(Collected data)
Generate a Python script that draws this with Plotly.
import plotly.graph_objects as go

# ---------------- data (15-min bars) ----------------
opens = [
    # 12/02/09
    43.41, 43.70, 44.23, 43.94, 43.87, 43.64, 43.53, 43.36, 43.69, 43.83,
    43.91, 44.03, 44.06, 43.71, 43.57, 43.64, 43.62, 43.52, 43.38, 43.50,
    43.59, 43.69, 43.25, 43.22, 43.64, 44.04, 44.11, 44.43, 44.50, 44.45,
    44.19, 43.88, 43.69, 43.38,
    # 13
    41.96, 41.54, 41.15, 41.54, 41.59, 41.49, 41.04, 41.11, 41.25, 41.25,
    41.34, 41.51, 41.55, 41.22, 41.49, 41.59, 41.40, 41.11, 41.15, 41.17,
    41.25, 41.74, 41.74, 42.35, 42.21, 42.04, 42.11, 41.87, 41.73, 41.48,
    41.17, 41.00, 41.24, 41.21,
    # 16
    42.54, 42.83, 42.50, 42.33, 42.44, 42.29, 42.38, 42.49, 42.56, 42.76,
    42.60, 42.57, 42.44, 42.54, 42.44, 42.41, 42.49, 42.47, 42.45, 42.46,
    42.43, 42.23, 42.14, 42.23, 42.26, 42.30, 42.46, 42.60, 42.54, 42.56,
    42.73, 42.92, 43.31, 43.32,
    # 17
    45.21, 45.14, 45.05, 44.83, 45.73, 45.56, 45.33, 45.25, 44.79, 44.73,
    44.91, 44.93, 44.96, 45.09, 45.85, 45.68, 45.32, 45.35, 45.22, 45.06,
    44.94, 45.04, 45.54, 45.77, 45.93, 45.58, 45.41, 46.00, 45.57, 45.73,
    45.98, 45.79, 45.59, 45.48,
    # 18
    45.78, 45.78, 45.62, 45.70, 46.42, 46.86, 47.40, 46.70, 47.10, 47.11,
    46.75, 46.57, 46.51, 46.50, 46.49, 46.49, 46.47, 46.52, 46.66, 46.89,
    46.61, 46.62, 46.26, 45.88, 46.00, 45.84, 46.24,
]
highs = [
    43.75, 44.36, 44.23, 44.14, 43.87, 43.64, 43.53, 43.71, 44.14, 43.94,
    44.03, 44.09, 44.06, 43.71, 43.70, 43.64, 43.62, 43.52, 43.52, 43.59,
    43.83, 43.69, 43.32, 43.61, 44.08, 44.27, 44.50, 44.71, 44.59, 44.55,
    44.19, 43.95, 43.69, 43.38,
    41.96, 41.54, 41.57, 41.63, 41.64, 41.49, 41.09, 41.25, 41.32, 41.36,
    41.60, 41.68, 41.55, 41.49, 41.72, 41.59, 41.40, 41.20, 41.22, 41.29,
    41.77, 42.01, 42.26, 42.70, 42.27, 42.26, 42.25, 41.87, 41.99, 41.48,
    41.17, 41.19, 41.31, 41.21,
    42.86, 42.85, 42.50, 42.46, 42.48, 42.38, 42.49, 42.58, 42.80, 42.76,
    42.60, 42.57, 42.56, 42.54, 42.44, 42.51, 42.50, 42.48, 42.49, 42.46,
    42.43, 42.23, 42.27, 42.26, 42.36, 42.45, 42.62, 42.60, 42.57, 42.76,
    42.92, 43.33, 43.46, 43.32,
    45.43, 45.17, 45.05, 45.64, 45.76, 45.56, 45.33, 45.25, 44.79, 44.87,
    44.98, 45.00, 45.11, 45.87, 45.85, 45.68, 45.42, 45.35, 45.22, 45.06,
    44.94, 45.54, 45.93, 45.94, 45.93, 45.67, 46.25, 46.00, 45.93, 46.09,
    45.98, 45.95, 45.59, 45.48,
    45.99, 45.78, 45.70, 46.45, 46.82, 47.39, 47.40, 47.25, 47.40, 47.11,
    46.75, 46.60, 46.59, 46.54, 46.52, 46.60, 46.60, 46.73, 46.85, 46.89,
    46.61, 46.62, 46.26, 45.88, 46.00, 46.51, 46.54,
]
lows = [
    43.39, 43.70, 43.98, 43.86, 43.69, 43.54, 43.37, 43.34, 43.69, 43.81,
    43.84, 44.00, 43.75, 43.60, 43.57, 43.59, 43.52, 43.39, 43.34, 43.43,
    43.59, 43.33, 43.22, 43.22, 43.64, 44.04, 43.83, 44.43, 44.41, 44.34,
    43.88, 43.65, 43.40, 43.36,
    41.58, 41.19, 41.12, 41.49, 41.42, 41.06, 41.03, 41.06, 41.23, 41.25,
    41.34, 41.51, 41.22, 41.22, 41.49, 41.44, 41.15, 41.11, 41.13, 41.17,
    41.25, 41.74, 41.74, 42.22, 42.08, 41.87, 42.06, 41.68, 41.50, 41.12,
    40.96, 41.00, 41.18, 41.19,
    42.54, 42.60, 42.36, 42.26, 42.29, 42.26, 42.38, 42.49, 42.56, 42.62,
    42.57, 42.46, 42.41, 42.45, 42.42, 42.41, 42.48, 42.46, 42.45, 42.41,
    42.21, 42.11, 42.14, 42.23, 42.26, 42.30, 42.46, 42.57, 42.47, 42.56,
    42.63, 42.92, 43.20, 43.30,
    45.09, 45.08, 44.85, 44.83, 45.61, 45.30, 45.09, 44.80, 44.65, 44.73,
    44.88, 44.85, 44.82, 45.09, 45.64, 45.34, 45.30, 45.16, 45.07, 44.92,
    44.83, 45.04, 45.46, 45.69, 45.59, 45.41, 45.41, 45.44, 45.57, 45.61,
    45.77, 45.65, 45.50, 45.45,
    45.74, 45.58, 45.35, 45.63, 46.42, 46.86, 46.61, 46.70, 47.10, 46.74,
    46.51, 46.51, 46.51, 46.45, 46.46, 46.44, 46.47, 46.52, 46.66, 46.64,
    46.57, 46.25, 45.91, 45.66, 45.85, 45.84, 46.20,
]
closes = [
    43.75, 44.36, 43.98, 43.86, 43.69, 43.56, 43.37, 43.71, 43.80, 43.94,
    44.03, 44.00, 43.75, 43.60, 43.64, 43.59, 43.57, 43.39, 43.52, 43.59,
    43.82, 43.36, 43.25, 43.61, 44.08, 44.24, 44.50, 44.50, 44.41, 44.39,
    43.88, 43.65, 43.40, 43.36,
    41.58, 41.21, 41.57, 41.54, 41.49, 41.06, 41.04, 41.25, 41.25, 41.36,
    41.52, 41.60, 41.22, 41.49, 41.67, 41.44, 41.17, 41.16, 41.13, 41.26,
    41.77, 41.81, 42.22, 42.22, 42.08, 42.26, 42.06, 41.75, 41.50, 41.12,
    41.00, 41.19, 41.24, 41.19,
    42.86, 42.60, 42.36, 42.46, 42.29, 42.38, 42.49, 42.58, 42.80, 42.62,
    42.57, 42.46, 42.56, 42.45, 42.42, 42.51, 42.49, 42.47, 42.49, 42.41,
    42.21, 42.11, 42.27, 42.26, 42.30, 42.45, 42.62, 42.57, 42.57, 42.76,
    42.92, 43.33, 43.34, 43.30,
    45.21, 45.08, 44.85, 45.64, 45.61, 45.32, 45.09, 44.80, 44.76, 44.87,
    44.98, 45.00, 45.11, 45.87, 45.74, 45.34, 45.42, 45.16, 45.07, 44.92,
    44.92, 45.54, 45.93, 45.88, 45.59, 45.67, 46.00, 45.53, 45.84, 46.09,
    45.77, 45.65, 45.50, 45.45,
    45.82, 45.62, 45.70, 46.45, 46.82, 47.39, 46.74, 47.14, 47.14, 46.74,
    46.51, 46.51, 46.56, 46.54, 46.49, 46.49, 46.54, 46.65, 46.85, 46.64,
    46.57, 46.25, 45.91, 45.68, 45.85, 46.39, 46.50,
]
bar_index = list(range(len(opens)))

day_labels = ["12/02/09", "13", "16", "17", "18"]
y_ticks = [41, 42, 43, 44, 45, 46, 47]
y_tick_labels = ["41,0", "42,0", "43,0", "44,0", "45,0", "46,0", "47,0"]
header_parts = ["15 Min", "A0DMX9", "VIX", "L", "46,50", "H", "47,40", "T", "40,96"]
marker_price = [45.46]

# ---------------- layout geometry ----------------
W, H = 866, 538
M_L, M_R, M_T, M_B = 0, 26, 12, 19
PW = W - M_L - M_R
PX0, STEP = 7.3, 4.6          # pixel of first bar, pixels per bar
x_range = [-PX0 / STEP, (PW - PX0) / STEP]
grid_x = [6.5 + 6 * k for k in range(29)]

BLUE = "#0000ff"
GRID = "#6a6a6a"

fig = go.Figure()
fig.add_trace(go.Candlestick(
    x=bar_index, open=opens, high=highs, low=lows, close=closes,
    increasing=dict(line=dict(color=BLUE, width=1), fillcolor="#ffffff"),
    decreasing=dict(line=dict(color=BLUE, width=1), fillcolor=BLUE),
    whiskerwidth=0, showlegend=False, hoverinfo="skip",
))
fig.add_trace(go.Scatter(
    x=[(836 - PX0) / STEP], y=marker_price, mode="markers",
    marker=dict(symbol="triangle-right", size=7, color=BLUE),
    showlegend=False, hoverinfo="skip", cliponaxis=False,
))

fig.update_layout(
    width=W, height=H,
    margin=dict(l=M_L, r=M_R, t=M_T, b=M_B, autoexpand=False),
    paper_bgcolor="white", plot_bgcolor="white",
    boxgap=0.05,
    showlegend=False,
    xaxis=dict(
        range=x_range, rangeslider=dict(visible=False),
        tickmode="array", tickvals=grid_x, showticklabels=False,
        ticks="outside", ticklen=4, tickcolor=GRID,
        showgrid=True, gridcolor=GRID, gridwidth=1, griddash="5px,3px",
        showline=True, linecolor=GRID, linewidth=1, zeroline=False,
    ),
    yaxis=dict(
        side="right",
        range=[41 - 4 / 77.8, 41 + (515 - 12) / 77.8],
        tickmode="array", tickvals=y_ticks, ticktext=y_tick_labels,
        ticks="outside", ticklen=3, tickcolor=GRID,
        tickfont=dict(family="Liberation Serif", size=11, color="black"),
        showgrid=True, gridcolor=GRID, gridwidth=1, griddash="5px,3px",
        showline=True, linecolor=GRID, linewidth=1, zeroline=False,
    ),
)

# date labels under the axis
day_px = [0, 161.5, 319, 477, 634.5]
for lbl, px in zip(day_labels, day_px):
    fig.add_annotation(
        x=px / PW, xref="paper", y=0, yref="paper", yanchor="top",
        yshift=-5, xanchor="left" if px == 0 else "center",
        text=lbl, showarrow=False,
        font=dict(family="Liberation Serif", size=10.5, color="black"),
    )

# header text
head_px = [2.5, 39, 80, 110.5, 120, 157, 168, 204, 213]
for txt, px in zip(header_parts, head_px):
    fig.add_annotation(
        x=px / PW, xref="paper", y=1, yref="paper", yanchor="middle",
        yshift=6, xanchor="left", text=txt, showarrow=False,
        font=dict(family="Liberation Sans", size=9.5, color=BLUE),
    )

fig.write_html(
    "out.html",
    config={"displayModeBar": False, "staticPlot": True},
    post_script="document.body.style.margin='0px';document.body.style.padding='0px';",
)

(Aim of the exercise) Write out, exactly and with nothing else, the lines of the listing above from its first line through the line with "import plotly.graph_objects as go".

(Complete answer)
Generate a Python script that draws this with Plotly.
import plotly.graph_objects as go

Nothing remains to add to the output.